Photo by Photo Courtesy of Heritage Architecture & Planning

A close-up of a hole in the ceiling where the plaster has broken away from rainwater infiltration. The brown and hanging pieces are rusted metal lath that once held the plaster in place.

Photo by Photo Courtesy of Heritage Architecture & Planning

The California Theatre was once so ornate is was called "the cathedral of the motion picture." Today, those elaborate details add drama to the building's decay.

A chain link fence surrounds the building in an attempt to keep squatters out, though some suspect people have found ways to get in.

If that’s true, squatters and vagrants are among the few who’ve been inside over the last few decades.

David Marshall is an architect who specializes in historic buildings. Five years ago, he went inside the theater when his firm, Heritage Architecture and Planning, was hired by an interested developer to assess damage to the theater and building.

What he saw was disheartening.

The theater suffered the most damage. It was full of trash and mildew. The roof has numerous holes so rainwater had caused a lot of damage. “There were dead rodents and pigeons,” Marshall said. There was more than a foot of standing water in the basement.

Marshall worked on the 2008 restoration of the Balboa Theatre just blocks away. That project cost $26 million. He says the California Theatre is in worse shape and is much larger. He thinks renovating it will cost between $30 and $40 million.

Abandoned buildings are not unusual in urban areas. The irony here is this derelict building's proximity to City Hall. “There it is, immediately next door,” explained Marshall. “Probably visible out the window of the movers and shakers in the city and there it’s sat for many years, just an eyesore.”

And it’s not just the theater. C Street has become a blighted downtown corridor. When the trolley line was added, it became difficult for cars to access the street. That drove retail and restaurants away.

“It’s a black hole,” said Gary London, a local real estate economist. He thinks the rundown theater has had a psychic toll on the area. “It has a tremendous effect. It sucks all the energy out of that central business district,” added London.
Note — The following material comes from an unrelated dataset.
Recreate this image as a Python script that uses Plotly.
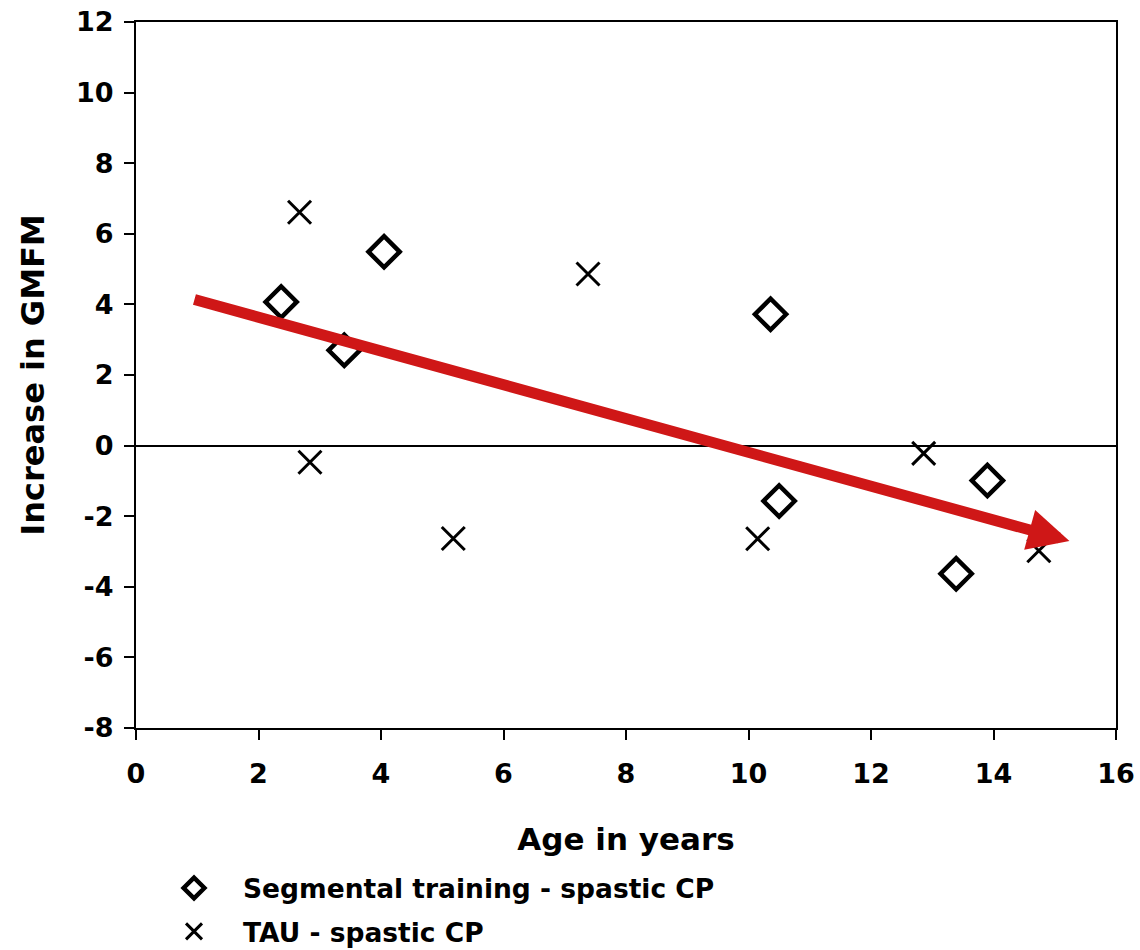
import plotly.graph_objects as go

# Segmental training - spastic CP
age_segmental = [2.37, 3.40, 4.05, 10.36, 10.50, 13.90, 13.39]
gmfm_segmental = [4.07, 2.70, 5.49, 3.72, -1.57, -0.99, -3.63]

# TAU - spastic CP
age_tau = [2.67, 2.84, 5.18, 7.38, 10.15, 12.86, 14.74]
gmfm_tau = [6.61, -0.47, -2.63, 4.86, -2.64, -0.22, -2.98]

# Trend arrow (start -> tip)
trend_x = [0.93, 15.24]
trend_y = [4.15, -2.70]

x_ticks = list(range(0, 17, 2))
y_ticks = list(range(-8, 13, 2))

FONT = "DejaVu Sans"
RED = "#CF1717"

fig = go.Figure()
fig.add_trace(go.Scatter(
    x=age_segmental, y=gmfm_segmental, mode="markers",
    name="Segmental training - spastic CP", legendgroup="a",
    marker=dict(symbol="diamond-open", size=24, color="black",
                line=dict(color="black", width=4.5)),
))
fig.add_trace(go.Scatter(
    x=age_tau, y=gmfm_tau, mode="markers",
    name="TAU - spastic CP", legendgroup="b",
    marker=dict(symbol="x-thin-open", size=23, color="black",
                line=dict(color="black", width=3)),
))

fig.add_annotation(
    x=trend_x[1], y=trend_y[1], ax=trend_x[0], ay=trend_y[0],
    xref="x", yref="y", axref="x", ayref="y",
    text="", showarrow=True, arrowhead=2, arrowsize=0.75,
    arrowwidth=11, arrowcolor=RED, standoff=0,
)

axis_common = dict(
    showline=True, linecolor="black", linewidth=2, mirror=True,
    ticks="outside", ticklen=10, tickwidth=2, tickcolor="black",
    showgrid=False, automargin=False,
    tickfont=dict(family=FONT, size=27, color="black", weight="bold"),
)

fig.update_xaxes(
    range=[0, 16], tickvals=x_ticks, ticktext=[str(v) for v in x_ticks],
    zeroline=False, ticklabelstandoff=11,
    title=dict(text="<b>Age in years</b>", font=dict(family=FONT, size=31, color="black"),
               standoff=40),
    **axis_common,
)
fig.update_yaxes(
    range=[-8, 12], tickvals=y_ticks, ticktext=[str(v) for v in y_ticks],
    zeroline=True, zerolinecolor="black", zerolinewidth=1.5, ticklabelstandoff=5,
    title=dict(text="<b>Increase in GMFM</b>", font=dict(family=FONT, size=32, color="black"),
               standoff=22),
    **axis_common,
)

fig.update_layout(
    width=1140, height=950,
    margin=dict(l=136, r=24, t=22, b=222, autoexpand=False),
    paper_bgcolor="white", plot_bgcolor="white",
    showlegend=True,
    legend=dict(
        x=0.0092, y=-0.193, xanchor="left", yanchor="top",
        font=dict(family=FONT, size=26.5, color="black", weight="bold"),
        bgcolor="rgba(0,0,0,0)", itemsizing="trace", itemwidth=88,
        traceorder="grouped", tracegroupgap=6,
    ),
)

fig.write_html("out.html")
The Future: A Way Out of Limbo?

Developers have been interested in buying the California Theatre building over the years, but the high price tag is a problem. It’s listed at $10.3 million dollars. Some estimates put its actual worth at $3 million.

The building is also protected as a historic site, which limits what can be done with it.

Bruce Coons and the Save Our Heritage Organization lobbied successfully to get the building’s historic protection. He would like to see the whole building renovated and the theater restored. Coons suspects the owner is keeping the price high so the building continues to fall apart. “He has some fantasy that he can bulldoze it, which isn’t going to happen,” Coons insisted.

The realtor for Sloan Capital, Cyrus Rapinan of Rosano Partners, admitted the owners are not in a rush to sell the building, even though they get offers “all the time.” Rapinan said the listing price is based on what the land would be valued at in a healthy market, and they need to get a return on their investment.

But will that return come from a renovated theater? London doesn’t think that makes economic sense. “There are probably a lot of other theaters that are underutilized where millions of dollars have been spent renovating them,” London said. “The Balboa and the Spreckels Theatre are probably empty most of the time.”

Redevelopment funds, which no longer exist, were used to renovate the Balboa Theatre in 2008. It’s still operating at a loss.

But there are those who look at the building and still see a theater.

Dawn Griffin, CEO of Davenport Financial Group, is one of them. She is a developer looking for investors. Griffin wants to buy the California Theatre building and turn it into a high-end theater and performing arts academy. She explained: “If we needed more condos, great, but we don’t. If we needed more offices, fine, but we don’t. But do we need an excellent state of the art theater? I think we do.”

That remains to be seen.

One thing we know for sure, San Diego does NOT need a historically protected pile of rubble.